◆ SET TASK:
Only the lines from the one containing "Recreate this image" through the one containing "const titolo9 = [1900000, 4350000, 4300000, 4330000, 4900000];" should be duplicated, exactly as they appear. Pictures are to be left out.

# start of SUPPLIED ENTRIES

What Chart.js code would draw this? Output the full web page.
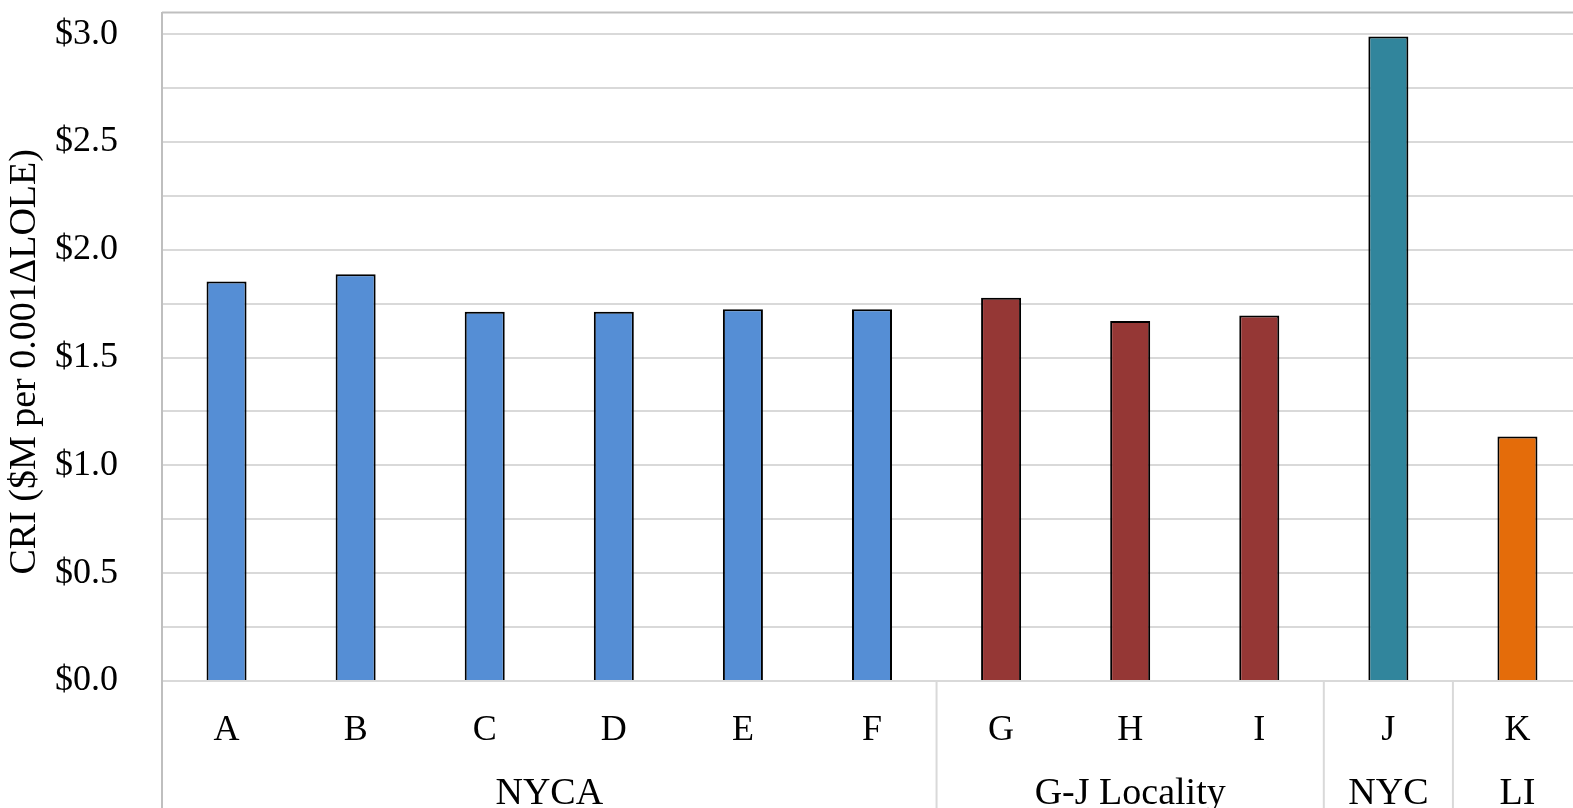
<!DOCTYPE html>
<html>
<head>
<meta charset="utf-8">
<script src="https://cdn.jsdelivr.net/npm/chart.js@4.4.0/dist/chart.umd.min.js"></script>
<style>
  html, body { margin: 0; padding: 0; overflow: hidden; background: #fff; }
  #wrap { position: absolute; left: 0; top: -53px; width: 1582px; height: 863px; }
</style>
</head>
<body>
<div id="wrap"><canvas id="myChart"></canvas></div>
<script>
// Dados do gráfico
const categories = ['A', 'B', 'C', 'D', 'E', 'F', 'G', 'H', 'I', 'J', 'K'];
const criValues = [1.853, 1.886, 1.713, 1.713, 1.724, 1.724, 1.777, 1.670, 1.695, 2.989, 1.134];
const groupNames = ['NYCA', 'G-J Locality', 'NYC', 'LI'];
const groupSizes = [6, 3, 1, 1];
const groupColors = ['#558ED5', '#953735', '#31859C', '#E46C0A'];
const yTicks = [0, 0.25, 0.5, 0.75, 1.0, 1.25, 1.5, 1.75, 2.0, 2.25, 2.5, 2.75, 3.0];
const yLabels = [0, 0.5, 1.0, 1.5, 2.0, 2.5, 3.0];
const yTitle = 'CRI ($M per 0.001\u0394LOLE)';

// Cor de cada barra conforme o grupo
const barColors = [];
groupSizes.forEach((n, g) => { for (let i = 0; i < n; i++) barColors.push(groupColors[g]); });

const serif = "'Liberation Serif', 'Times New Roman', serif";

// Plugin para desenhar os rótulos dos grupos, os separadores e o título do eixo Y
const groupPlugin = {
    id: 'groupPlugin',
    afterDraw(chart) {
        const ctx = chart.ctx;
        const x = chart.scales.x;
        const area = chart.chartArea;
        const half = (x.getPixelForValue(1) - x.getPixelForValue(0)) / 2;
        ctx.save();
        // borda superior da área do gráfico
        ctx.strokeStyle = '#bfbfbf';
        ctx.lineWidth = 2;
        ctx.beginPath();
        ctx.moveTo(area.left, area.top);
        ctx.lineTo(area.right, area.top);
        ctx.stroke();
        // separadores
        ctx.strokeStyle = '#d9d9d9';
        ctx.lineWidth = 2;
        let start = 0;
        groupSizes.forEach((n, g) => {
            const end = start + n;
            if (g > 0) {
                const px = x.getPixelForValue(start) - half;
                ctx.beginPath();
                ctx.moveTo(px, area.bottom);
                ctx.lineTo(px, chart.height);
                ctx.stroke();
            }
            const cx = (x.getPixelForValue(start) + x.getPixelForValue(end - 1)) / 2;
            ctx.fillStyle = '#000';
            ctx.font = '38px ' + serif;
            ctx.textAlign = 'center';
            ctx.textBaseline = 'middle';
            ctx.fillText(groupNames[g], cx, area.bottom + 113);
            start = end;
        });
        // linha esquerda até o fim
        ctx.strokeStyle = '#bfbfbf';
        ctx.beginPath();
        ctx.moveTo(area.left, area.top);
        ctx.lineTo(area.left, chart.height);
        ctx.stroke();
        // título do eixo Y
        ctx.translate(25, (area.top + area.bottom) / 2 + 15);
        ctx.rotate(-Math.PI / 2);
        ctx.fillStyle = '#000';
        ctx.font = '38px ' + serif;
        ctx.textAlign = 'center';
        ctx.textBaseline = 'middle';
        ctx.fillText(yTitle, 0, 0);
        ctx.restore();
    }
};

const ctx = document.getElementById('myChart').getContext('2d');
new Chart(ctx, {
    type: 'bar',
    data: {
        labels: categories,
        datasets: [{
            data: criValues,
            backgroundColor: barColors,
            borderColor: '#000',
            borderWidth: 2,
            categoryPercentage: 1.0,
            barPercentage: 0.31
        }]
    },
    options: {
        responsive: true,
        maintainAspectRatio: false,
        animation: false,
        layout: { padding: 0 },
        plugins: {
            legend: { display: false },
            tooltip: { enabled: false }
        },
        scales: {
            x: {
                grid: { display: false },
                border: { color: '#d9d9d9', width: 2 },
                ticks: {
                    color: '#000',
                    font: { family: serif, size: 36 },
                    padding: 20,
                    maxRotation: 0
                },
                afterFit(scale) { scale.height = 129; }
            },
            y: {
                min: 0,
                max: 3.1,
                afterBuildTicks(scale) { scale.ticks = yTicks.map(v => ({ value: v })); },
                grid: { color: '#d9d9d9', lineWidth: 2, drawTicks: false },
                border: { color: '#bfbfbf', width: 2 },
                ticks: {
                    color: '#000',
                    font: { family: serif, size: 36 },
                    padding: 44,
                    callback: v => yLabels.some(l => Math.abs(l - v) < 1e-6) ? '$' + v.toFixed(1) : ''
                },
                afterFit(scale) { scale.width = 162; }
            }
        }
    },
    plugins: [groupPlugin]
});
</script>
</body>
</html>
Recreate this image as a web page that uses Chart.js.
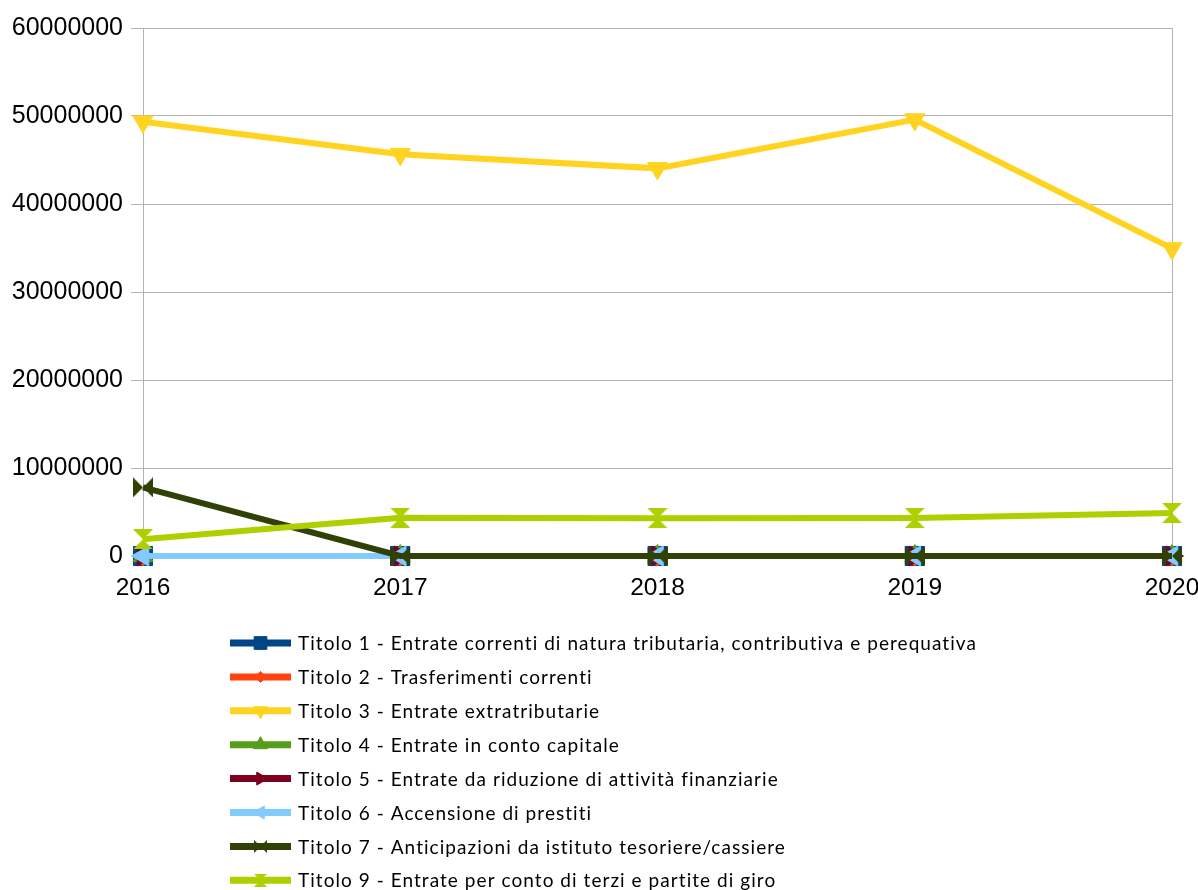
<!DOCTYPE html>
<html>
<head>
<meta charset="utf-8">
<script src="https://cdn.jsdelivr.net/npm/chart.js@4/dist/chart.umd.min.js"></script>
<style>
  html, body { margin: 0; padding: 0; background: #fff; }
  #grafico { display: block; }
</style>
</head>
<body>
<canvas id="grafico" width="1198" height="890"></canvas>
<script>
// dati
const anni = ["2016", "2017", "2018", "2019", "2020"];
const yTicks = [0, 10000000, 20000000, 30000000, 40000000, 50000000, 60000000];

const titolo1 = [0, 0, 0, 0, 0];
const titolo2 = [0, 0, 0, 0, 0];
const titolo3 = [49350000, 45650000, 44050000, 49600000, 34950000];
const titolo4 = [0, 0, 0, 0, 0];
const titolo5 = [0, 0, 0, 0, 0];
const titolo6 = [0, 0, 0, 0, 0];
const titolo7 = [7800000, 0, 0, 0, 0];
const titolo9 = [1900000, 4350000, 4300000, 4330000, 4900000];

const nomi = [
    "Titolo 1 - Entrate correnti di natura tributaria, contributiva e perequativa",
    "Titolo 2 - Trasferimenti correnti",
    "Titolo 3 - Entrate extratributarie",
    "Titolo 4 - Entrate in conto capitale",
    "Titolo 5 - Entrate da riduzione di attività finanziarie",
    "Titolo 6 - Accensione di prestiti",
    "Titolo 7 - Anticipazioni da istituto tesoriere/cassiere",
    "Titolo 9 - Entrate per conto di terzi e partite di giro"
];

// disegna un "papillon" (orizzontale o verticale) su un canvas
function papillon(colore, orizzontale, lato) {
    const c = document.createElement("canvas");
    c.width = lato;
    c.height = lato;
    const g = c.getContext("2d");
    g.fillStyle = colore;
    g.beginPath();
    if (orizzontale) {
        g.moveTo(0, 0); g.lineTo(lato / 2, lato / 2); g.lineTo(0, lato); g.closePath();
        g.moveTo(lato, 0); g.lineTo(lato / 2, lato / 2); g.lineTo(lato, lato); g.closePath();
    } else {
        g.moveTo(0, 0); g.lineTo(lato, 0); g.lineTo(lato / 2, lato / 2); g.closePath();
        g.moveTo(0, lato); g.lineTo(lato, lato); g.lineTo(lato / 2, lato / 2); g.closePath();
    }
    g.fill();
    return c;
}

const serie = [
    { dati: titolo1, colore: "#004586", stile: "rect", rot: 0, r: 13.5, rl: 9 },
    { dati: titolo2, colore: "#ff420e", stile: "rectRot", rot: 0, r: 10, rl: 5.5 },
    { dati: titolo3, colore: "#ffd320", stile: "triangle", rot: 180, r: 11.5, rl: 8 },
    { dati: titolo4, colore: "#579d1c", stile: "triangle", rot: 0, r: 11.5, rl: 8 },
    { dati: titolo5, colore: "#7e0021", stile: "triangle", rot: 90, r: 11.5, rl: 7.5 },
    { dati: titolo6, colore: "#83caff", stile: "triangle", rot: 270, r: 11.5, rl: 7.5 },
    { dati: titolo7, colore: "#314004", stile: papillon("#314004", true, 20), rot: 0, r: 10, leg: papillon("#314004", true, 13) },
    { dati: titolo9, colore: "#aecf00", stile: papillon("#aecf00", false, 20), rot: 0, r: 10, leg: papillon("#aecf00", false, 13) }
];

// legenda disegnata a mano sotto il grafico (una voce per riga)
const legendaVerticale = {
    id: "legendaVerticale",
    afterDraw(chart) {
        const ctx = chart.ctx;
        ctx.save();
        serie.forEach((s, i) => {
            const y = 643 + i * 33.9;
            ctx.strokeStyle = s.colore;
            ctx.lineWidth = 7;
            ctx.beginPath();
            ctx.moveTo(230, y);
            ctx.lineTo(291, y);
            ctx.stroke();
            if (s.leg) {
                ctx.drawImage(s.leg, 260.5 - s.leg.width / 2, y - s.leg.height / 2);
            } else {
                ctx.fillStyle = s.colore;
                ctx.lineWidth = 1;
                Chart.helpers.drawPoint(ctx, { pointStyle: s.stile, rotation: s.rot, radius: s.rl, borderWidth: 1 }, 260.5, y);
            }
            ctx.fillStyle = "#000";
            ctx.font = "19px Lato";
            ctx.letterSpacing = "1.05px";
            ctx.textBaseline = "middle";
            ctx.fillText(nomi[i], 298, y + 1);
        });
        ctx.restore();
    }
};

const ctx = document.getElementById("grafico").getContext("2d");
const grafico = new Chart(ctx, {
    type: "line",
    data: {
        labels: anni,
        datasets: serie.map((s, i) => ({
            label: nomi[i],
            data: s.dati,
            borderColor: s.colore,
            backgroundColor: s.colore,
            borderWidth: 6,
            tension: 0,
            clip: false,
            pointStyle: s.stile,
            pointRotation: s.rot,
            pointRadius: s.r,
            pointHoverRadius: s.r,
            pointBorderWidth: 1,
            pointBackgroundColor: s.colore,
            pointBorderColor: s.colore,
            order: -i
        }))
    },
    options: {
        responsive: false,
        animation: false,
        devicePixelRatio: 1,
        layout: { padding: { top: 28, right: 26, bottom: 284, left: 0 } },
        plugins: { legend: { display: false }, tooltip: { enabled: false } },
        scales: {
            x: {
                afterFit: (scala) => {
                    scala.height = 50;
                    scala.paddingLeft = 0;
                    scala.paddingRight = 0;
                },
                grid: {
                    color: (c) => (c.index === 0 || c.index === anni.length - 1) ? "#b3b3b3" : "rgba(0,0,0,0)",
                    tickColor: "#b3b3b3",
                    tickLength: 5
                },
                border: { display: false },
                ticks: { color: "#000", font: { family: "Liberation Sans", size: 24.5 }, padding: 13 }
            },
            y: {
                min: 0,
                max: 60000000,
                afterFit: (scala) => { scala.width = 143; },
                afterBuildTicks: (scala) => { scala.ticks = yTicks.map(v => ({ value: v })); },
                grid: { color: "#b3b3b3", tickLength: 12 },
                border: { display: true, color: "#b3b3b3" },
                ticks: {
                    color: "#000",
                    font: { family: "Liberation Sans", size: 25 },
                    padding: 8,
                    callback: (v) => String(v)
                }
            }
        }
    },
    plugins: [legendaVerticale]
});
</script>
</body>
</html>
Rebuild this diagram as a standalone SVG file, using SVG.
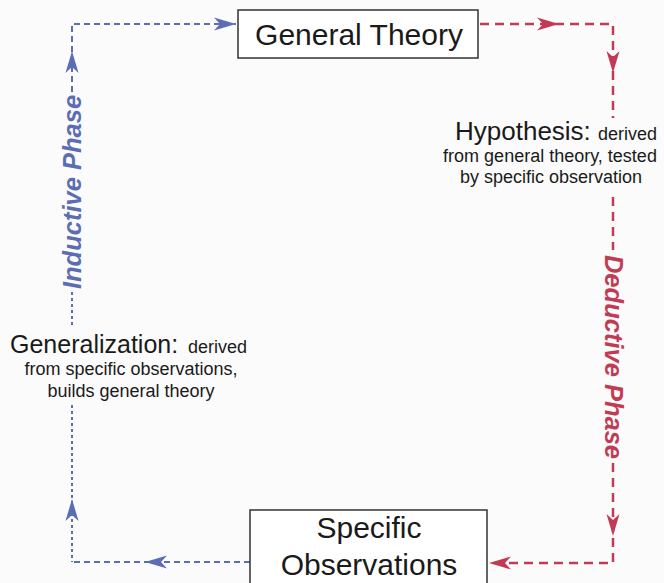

# end of SUPPLIED ENTRIES

◆ IN RESPONSE:
Recreate this image as a web page that uses Chart.js.
<!DOCTYPE html>
<html>
<head>
<meta charset="utf-8">
<script src="https://cdn.jsdelivr.net/npm/chart.js@4/dist/chart.umd.min.js"></script>
<style>
  html, body { margin: 0; padding: 0; background: #fff; }
  #grafico { display: block; }
</style>
</head>
<body>
<canvas id="grafico" width="1198" height="890"></canvas>
<script>
// dati
const anni = ["2016", "2017", "2018", "2019", "2020"];
const yTicks = [0, 10000000, 20000000, 30000000, 40000000, 50000000, 60000000];

const titolo1 = [0, 0, 0, 0, 0];
const titolo2 = [0, 0, 0, 0, 0];
const titolo3 = [49350000, 45650000, 44050000, 49600000, 34950000];
const titolo4 = [0, 0, 0, 0, 0];
const titolo5 = [0, 0, 0, 0, 0];
const titolo6 = [0, 0, 0, 0, 0];
const titolo7 = [7800000, 0, 0, 0, 0];
const titolo9 = [1900000, 4350000, 4300000, 4330000, 4900000];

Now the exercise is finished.